Improve Your Chances of Getting a Short Term Loan
Did you know that most loan requests are rejected? That sounds harsh, but you probably operate on a similar scale in your personal life. Think of the last few friends or family members who asked to borrow money from you. You may have lent money to some, but most likely, you politely turned down the majority of requests.
When one of your loan applications is inevitably rejected, don’t take it personally. Instead, try to learn from it and see where you can improve your standing for the next time you apply.

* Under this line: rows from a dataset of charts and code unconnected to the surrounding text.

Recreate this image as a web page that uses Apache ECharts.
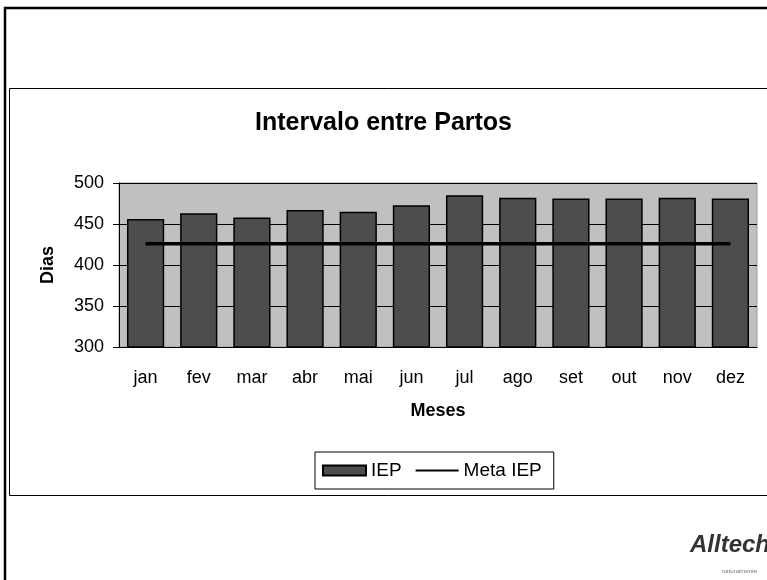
<!DOCTYPE html>
<html>
<head>
<meta charset="utf-8">
<script src="https://cdn.jsdelivr.net/npm/echarts@6/dist/echarts.min.js"></script>
<style>
html, body { margin: 0; padding: 0; background: #fff; }
#chart { width: 767px; height: 580px; }
</style>
</head>
<body>
<div id="chart"></div>
<script>
var meses = ['jan', 'fev', 'mar', 'abr', 'mai', 'jun', 'jul', 'ago', 'set', 'out', 'nov', 'dez'];
var iep = [456, 463, 458, 467, 465, 473, 485, 482, 481, 481, 482, 481];
var metaIep = [426, 426, 426, 426, 426, 426, 426, 426, 426, 426, 426, 426];

var chart = echarts.init(document.getElementById('chart'));
var font = 'Liberation Sans, Arial, sans-serif';
var option = {
    animation: false,
    textStyle: { fontFamily: font },
    title: {
        text: 'Intervalo entre Partos',
        left: 'center',
        top: 106,
        textStyle: { fontSize: 25, fontWeight: 'bold', color: '#000', fontFamily: font }
    },
    graphic: [
        { type: 'rect', shape: { x: 5, y: 8, width: 780, height: 600 }, style: { fill: 'none', stroke: '#000', lineWidth: 2.5 }, z: -10 },
        { type: 'rect', shape: { x: 9.5, y: 88.5, width: 780, height: 407 }, style: { fill: 'none', stroke: '#000', lineWidth: 1 }, z: -10 },
        { type: 'text', left: 690, top: 533, style: { text: 'Alltech', fontSize: 24, fontWeight: 'bold', fontStyle: 'italic', fill: '#333', fontFamily: font } },
        { type: 'text', left: 722, top: 568, style: { text: 'naturalmente', fontSize: 6, fontStyle: 'italic', fill: '#777', fontFamily: font } }
    ],
    legend: {
        data: [
            { name: 'IEP', icon: 'rect' },
            { name: 'Meta IEP', icon: 'path://M0,0 H45 V2 H0 Z' }
        ],
        left: 315,
        top: 452,
        itemWidth: 43,
        itemHeight: 10,
        itemGap: 14,
        padding: [9, 12, 9, 7],
        borderColor: '#000',
        borderWidth: 1,
        textStyle: { fontSize: 19, color: '#000', fontFamily: font }
    },
    grid: {
        left: 119, right: 10, top: 183, bottom: 233,
        show: true,
        backgroundColor: '#c0c0c0',
        borderColor: '#999',
        borderWidth: 1
    },
    xAxis: [
        {
            type: 'category',
            data: meses,
            position: 'bottom',
            name: 'Meses',
            nameLocation: 'middle',
            nameGap: 55,
            nameTextStyle: { fontSize: 18, fontWeight: 'bold', color: '#000' },
            axisLine: { lineStyle: { color: '#000', width: 1 } },
            axisTick: { length: 7, lineStyle: { color: '#000' } },
            axisLabel: { fontSize: 18, color: '#000', margin: 22 }
        },
        {
            type: 'category',
            data: meses,
            position: 'bottom',
            axisLine: { show: false },
            axisTick: { inside: true, length: 6, lineStyle: { color: '#000' } },
            axisLabel: { show: false }
        }
    ],
    yAxis: {
        type: 'value',
        min: 300,
        max: 500,
        interval: 50,
        name: 'Dias',
        nameLocation: 'middle',
        nameGap: 62,
        nameTextStyle: { fontSize: 18, fontWeight: 'bold', color: '#000' },
        axisLine: { show: true, lineStyle: { color: '#000', width: 1 } },
        axisTick: { show: true, length: 6, lineStyle: { color: '#000' } },
        axisLabel: { fontSize: 18, color: '#000', margin: 15 },
        splitLine: { lineStyle: { color: '#000', width: 1 } }
    },
    series: [
        {
            name: 'IEP',
            type: 'bar',
            data: iep,
            barCategoryGap: '30%',
            itemStyle: { color: '#4d4d4d', borderColor: '#000', borderWidth: 1.5 }
        },
        {
            name: 'Meta IEP',
            type: 'line',
            data: metaIep,
            symbol: 'none',
            lineStyle: { color: '#000', width: 3.5 },
            itemStyle: { color: '#000' },
            z: 5
        }
    ]
};
chart.setOption(option);
</script>
</body>
</html>
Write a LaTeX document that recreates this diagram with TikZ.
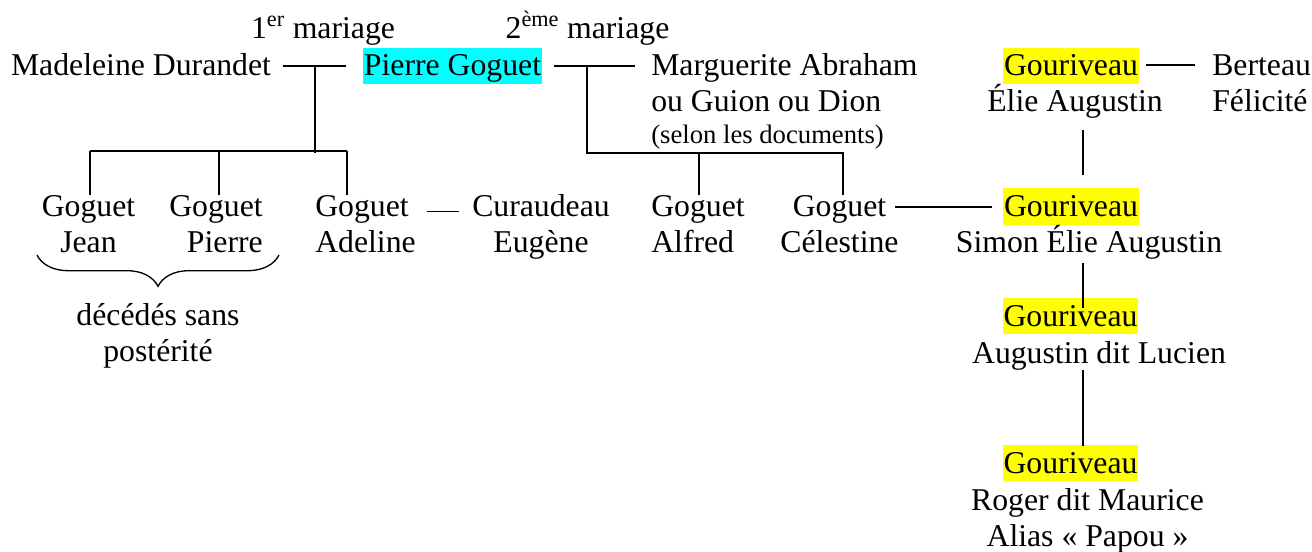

As mentioned earlier, your personal and business credit scores are crucial elements for most loan approvals. First, a healthy score helps convince a lender that you’re a trustworthy recipient of their money. Second, it can help you qualify for more favorable terms and interest rates. In this way, a strong credit score can easily save you thousands of dollars over the life of your loan.
Perhaps your credit scores aren’t where you’d like them to be. You can start remedying that by being proactive. Monitor your scores regularly and look for ways to improve. One of the easiest ways to do this is to correct errors on your reports. About 1 in 5 Americans have errors on their reports, so there’s a decent chance something is amiss on yours. If you clean up those mistakes, you’ll quickly see a boost in your score.
Also, consider signing up for automatic payments whenever that’s an option. Your life is hectic and missing the occasional payment is all too easy. By automating payments, you can reduce the likelihood of negative factors on your score. If you can’t find a way to make a specific payment automatically through a payee’s website, add them as a regular payee through your bank’s system.
The bottom line is that you hold a lot of power when it comes to your short term loan. True, lenders will make the final decision, but if you do everything you can to boost your credit scores, do your due diligence before applying, and submit all the requested documents, you’ll provide them with a short term loan request that’s hard to deny.